(Your objective) Retype, with no alterations, every line between the one containing "Clone this diagram in TikZ." and the one containing "(60,1085) .. (317,1087);", counting both of those lines too. Pictures are to be left out.

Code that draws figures
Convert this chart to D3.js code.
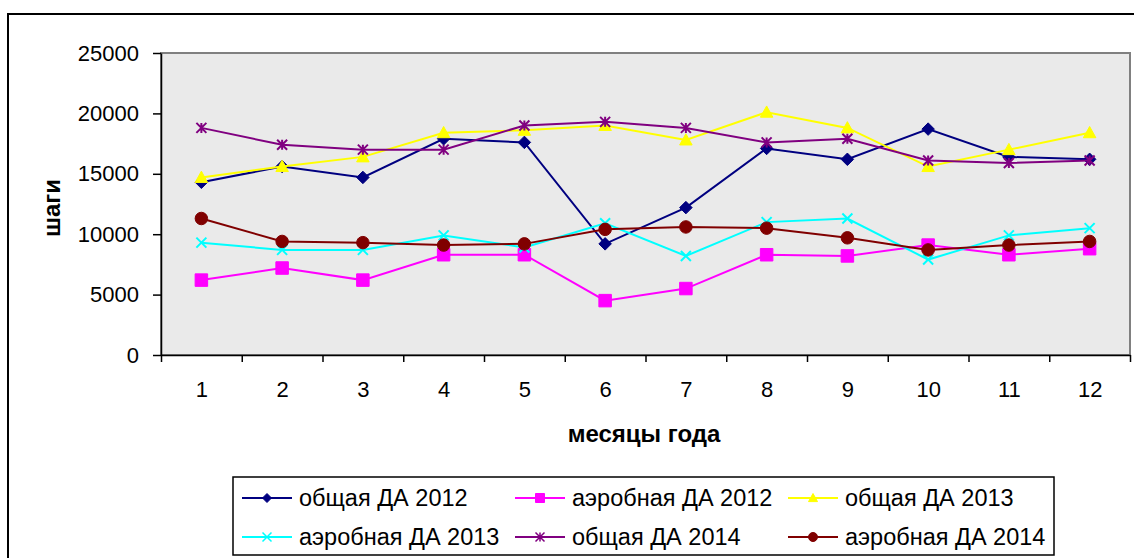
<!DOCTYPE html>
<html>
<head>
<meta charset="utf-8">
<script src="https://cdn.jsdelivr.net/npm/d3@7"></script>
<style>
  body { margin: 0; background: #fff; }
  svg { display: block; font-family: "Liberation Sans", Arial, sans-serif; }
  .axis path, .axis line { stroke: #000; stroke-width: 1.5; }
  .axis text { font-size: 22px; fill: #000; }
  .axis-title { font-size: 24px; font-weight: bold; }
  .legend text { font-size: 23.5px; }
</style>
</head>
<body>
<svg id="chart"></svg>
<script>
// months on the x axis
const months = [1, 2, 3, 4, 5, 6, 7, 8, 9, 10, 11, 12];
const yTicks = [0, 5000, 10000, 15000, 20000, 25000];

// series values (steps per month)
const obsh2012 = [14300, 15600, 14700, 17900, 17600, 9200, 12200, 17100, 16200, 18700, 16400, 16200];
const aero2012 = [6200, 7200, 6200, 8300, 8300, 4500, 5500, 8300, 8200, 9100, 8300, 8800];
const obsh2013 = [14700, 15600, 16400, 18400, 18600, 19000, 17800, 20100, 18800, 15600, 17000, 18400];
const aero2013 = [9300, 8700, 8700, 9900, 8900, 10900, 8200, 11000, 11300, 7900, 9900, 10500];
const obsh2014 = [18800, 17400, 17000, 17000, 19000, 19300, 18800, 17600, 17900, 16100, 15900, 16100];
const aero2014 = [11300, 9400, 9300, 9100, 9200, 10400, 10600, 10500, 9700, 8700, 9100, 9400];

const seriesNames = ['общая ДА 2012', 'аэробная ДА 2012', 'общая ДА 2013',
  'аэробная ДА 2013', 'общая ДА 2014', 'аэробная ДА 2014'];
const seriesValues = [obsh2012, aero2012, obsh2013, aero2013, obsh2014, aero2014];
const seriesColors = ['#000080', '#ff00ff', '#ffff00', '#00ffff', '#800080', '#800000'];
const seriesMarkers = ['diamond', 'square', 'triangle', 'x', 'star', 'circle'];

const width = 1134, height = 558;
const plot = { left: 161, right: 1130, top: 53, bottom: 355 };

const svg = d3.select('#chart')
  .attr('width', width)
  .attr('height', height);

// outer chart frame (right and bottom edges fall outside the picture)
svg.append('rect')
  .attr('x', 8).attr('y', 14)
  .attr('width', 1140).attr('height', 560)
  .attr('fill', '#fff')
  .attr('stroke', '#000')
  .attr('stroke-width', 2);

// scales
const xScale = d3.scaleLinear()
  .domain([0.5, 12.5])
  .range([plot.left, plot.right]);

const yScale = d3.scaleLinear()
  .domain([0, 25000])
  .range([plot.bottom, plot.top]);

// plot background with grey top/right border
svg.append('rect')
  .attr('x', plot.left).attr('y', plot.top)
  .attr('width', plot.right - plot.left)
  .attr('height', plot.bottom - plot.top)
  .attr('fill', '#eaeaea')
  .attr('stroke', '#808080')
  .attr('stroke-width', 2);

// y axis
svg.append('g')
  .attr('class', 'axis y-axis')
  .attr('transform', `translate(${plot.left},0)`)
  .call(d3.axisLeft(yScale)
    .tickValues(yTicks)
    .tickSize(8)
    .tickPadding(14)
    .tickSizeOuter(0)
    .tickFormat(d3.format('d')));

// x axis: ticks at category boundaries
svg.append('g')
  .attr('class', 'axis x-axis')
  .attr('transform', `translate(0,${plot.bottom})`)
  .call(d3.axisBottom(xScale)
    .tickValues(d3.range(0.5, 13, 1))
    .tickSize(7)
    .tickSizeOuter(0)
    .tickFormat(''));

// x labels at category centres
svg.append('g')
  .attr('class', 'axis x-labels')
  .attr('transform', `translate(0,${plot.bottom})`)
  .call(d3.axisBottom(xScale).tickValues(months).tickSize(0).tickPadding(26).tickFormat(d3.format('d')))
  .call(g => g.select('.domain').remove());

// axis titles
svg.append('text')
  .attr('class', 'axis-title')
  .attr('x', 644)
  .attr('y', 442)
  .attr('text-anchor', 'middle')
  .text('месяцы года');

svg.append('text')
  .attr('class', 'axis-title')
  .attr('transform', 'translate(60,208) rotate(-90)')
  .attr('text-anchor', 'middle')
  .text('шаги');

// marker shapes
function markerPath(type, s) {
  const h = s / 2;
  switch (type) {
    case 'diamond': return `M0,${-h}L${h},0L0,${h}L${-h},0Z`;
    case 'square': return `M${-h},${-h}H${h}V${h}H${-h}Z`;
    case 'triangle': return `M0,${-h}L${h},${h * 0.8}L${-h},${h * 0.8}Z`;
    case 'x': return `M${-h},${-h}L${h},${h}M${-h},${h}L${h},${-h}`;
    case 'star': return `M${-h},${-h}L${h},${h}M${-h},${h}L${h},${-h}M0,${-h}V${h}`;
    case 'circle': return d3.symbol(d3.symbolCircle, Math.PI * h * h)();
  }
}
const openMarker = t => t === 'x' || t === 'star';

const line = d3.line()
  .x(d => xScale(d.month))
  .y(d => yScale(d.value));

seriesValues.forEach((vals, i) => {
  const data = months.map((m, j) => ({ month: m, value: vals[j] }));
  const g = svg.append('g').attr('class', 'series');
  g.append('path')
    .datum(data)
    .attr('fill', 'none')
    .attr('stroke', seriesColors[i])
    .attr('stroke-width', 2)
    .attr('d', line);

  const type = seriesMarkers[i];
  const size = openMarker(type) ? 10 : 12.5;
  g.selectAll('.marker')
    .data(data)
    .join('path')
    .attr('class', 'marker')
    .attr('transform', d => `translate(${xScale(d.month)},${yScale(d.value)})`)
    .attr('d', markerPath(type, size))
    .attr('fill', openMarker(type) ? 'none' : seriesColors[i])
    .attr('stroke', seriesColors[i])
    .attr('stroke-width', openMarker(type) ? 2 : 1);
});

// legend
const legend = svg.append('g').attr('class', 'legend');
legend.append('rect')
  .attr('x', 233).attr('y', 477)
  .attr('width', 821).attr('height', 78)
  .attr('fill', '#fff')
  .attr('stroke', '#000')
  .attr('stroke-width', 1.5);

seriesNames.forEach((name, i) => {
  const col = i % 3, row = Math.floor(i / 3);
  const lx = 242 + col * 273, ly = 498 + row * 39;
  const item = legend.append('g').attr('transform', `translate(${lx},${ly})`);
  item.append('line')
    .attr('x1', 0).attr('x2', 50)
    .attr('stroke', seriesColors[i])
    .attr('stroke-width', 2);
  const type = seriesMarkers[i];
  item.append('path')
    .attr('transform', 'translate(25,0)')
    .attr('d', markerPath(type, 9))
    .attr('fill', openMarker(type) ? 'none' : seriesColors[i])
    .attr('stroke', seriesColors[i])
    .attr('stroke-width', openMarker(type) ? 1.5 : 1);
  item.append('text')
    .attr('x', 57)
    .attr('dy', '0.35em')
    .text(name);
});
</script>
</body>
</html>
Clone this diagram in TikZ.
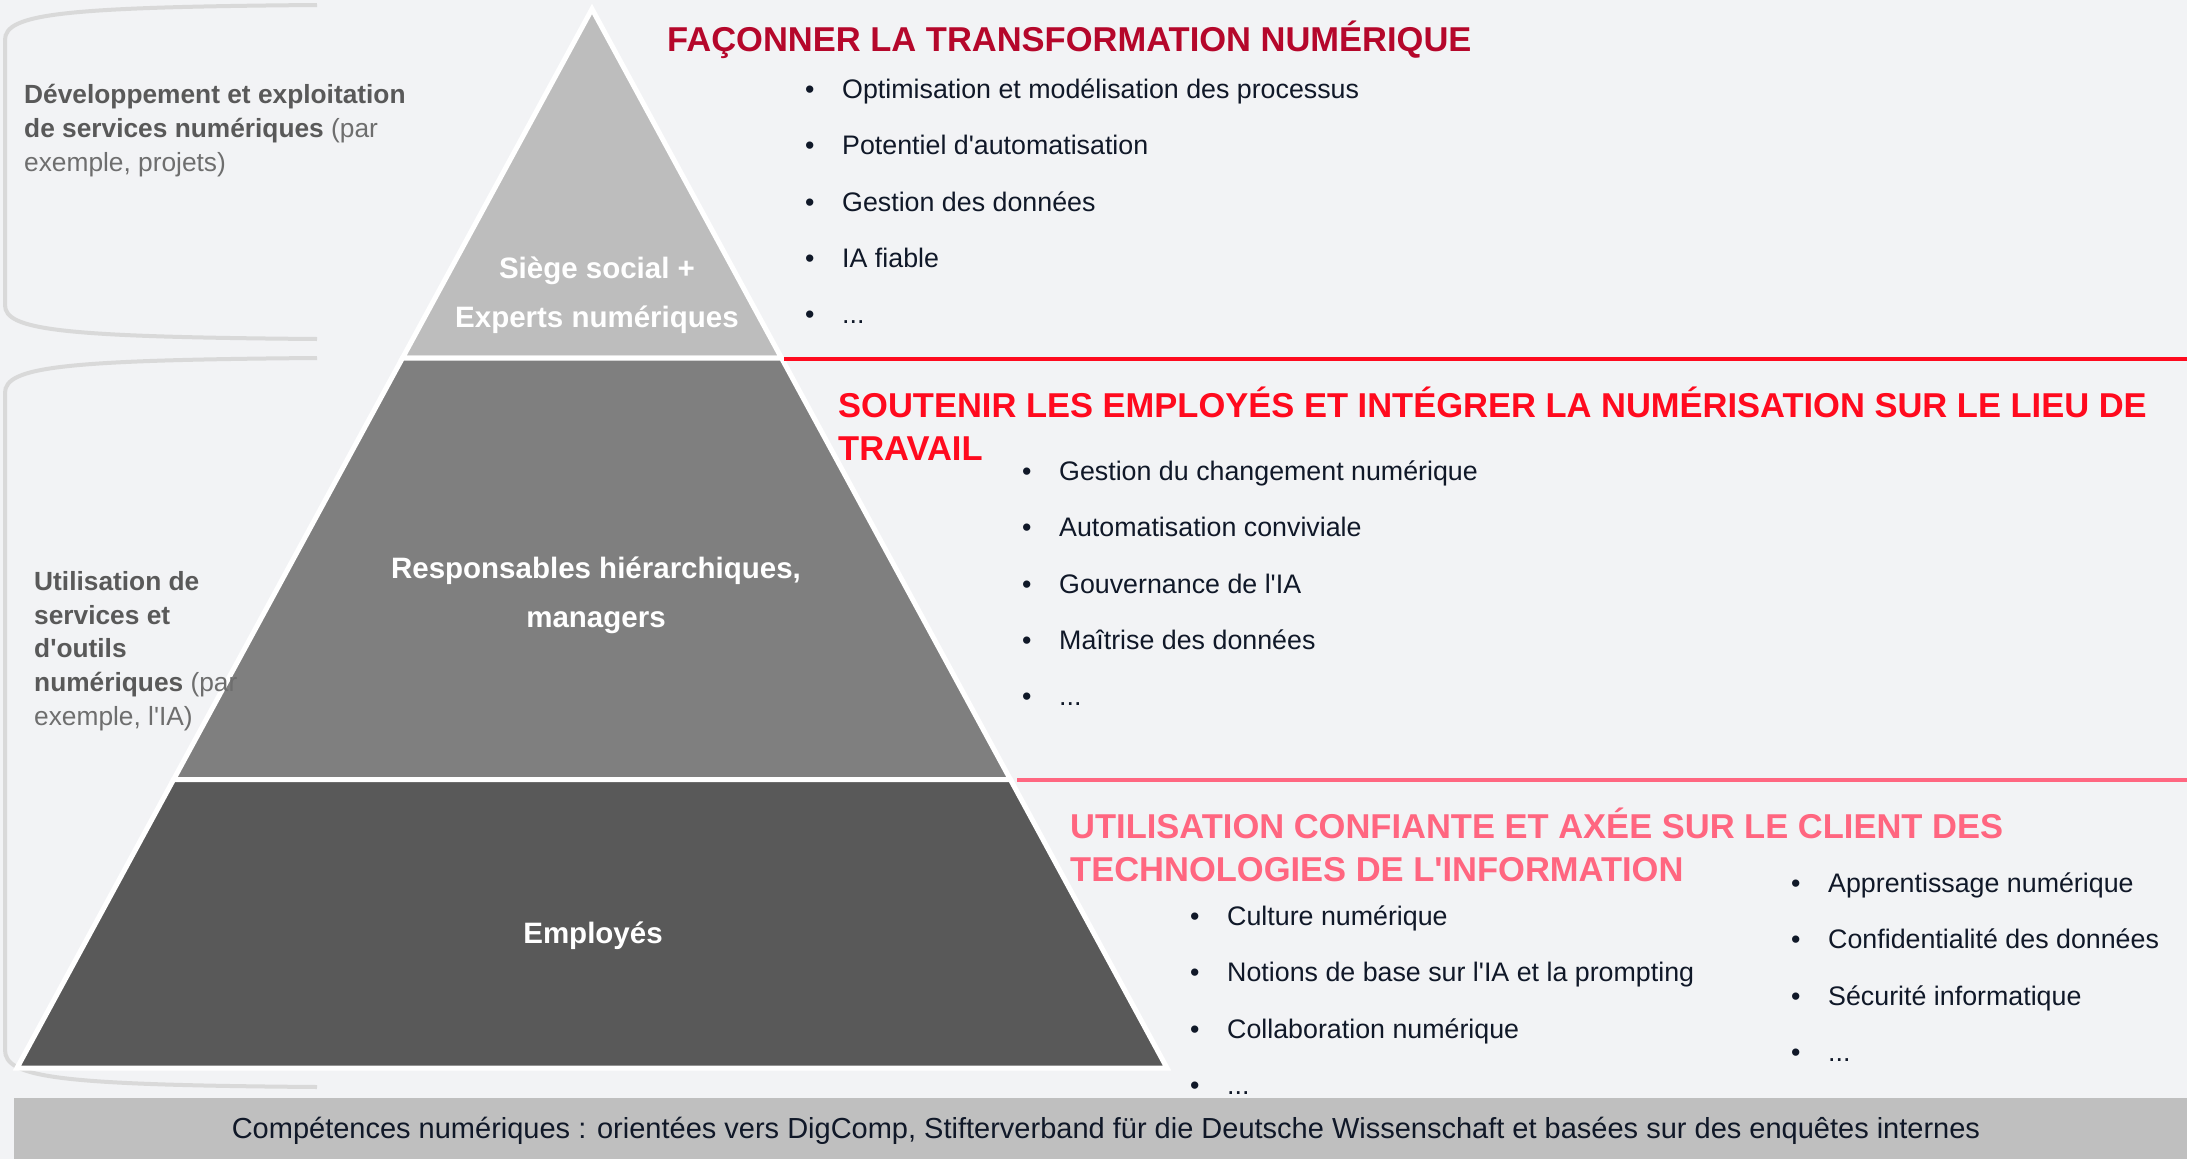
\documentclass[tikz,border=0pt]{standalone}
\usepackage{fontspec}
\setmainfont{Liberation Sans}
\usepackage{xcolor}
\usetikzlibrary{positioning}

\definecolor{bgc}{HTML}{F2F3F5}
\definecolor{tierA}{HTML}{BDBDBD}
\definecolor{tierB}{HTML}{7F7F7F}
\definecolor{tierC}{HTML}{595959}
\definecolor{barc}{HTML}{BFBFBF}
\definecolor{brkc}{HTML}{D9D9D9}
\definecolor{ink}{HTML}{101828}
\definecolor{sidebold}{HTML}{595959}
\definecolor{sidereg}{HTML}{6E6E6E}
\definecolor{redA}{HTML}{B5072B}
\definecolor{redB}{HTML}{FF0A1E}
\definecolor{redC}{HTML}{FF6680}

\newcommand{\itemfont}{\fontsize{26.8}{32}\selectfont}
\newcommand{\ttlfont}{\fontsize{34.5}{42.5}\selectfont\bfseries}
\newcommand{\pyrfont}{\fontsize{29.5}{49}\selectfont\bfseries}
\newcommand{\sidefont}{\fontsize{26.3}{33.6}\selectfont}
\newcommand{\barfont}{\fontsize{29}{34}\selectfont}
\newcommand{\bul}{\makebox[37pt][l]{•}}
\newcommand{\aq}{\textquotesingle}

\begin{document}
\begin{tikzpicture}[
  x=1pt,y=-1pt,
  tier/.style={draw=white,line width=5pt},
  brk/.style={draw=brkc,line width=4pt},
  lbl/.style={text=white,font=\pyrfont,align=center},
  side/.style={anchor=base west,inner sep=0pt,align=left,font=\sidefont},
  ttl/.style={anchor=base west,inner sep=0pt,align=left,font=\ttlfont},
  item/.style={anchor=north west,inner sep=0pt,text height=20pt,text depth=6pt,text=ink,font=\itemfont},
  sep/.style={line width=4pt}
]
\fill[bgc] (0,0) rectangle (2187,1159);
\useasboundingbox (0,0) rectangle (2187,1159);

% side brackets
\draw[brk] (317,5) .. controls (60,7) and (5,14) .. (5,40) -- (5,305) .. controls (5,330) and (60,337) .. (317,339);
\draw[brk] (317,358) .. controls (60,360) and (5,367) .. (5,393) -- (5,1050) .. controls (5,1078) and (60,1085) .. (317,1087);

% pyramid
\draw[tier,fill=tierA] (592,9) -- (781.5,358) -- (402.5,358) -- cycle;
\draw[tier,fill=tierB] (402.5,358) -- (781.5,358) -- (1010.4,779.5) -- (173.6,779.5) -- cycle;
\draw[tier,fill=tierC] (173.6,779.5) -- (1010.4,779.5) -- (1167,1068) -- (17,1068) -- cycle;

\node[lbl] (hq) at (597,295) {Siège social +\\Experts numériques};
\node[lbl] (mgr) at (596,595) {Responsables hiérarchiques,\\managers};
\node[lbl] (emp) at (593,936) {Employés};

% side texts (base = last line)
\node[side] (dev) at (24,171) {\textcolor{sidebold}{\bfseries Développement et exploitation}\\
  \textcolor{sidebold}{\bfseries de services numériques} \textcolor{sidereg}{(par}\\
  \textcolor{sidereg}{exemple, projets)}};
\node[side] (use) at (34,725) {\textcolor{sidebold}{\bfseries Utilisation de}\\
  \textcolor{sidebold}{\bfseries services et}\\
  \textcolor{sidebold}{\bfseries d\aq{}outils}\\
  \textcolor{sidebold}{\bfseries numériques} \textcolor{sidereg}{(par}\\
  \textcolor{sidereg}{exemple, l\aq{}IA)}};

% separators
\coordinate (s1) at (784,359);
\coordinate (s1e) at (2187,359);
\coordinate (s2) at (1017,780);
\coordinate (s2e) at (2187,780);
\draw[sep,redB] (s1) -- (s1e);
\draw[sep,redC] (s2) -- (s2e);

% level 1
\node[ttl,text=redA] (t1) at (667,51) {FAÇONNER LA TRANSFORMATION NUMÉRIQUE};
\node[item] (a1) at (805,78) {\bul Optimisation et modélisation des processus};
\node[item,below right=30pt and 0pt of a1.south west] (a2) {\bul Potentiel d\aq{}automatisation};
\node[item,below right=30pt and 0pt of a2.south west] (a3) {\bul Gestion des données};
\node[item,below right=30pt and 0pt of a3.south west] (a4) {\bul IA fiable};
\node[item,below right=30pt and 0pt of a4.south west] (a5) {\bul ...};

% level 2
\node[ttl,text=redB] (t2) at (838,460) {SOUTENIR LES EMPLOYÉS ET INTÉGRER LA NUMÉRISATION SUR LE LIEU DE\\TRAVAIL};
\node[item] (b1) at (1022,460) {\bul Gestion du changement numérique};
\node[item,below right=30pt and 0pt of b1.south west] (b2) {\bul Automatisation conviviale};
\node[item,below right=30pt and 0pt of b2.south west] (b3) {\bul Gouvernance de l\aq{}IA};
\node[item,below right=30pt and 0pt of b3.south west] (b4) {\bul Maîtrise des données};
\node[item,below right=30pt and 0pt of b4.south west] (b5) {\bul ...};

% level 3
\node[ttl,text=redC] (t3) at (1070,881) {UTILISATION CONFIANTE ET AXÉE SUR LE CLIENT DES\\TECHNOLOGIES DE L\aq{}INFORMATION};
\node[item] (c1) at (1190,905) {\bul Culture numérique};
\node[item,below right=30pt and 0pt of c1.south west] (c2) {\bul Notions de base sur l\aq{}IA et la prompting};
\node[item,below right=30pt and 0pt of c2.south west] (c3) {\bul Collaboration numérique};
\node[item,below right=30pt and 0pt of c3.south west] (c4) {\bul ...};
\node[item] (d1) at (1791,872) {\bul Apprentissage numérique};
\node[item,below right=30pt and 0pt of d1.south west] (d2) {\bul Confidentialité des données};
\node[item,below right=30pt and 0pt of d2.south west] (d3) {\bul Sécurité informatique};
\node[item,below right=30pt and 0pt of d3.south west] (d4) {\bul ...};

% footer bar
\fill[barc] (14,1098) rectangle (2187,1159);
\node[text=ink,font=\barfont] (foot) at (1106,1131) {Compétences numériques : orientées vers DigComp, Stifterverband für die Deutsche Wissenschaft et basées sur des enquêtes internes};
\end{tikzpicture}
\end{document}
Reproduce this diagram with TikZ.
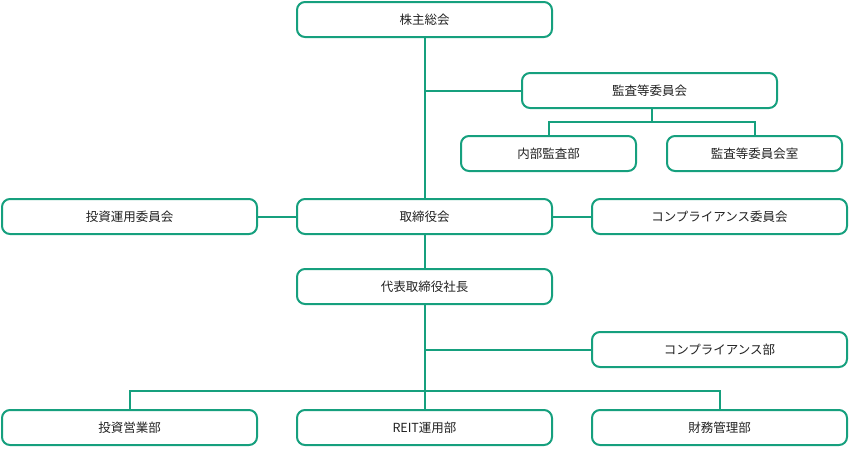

(Exercise solution)
Clone this diagram in TikZ.
\documentclass[tikz,border=0pt]{standalone}
\usepackage{fontspec}
\setmainfont{Liberation Sans}
\usepackage{xcolor}
\usetikzlibrary{positioning}

\definecolor{bgc}{HTML}{F2F3F5}
\definecolor{tierA}{HTML}{BDBDBD}
\definecolor{tierB}{HTML}{7F7F7F}
\definecolor{tierC}{HTML}{595959}
\definecolor{barc}{HTML}{BFBFBF}
\definecolor{brkc}{HTML}{D9D9D9}
\definecolor{ink}{HTML}{101828}
\definecolor{sidebold}{HTML}{595959}
\definecolor{sidereg}{HTML}{6E6E6E}
\definecolor{redA}{HTML}{B5072B}
\definecolor{redB}{HTML}{FF0A1E}
\definecolor{redC}{HTML}{FF6680}

\newcommand{\itemfont}{\fontsize{26.8}{32}\selectfont}
\newcommand{\ttlfont}{\fontsize{34.5}{42.5}\selectfont\bfseries}
\newcommand{\pyrfont}{\fontsize{29.5}{49}\selectfont\bfseries}
\newcommand{\sidefont}{\fontsize{26.3}{33.6}\selectfont}
\newcommand{\barfont}{\fontsize{29}{34}\selectfont}
\newcommand{\bul}{\makebox[37pt][l]{•}}
\newcommand{\aq}{\textquotesingle}

\begin{document}
\begin{tikzpicture}[
  x=1pt,y=-1pt,
  tier/.style={draw=white,line width=5pt},
  brk/.style={draw=brkc,line width=4pt},
  lbl/.style={text=white,font=\pyrfont,align=center},
  side/.style={anchor=base west,inner sep=0pt,align=left,font=\sidefont},
  ttl/.style={anchor=base west,inner sep=0pt,align=left,font=\ttlfont},
  item/.style={anchor=north west,inner sep=0pt,text height=20pt,text depth=6pt,text=ink,font=\itemfont},
  sep/.style={line width=4pt}
]
\fill[bgc] (0,0) rectangle (2187,1159);
\useasboundingbox (0,0) rectangle (2187,1159);

% side brackets
\draw[brk] (317,5) .. controls (60,7) and (5,14) .. (5,40) -- (5,305) .. controls (5,330) and (60,337) .. (317,339);
\draw[brk] (317,358) .. controls (60,360) and (5,367) .. (5,393) -- (5,1050) .. controls (5,1078) and (60,1085) .. (317,1087);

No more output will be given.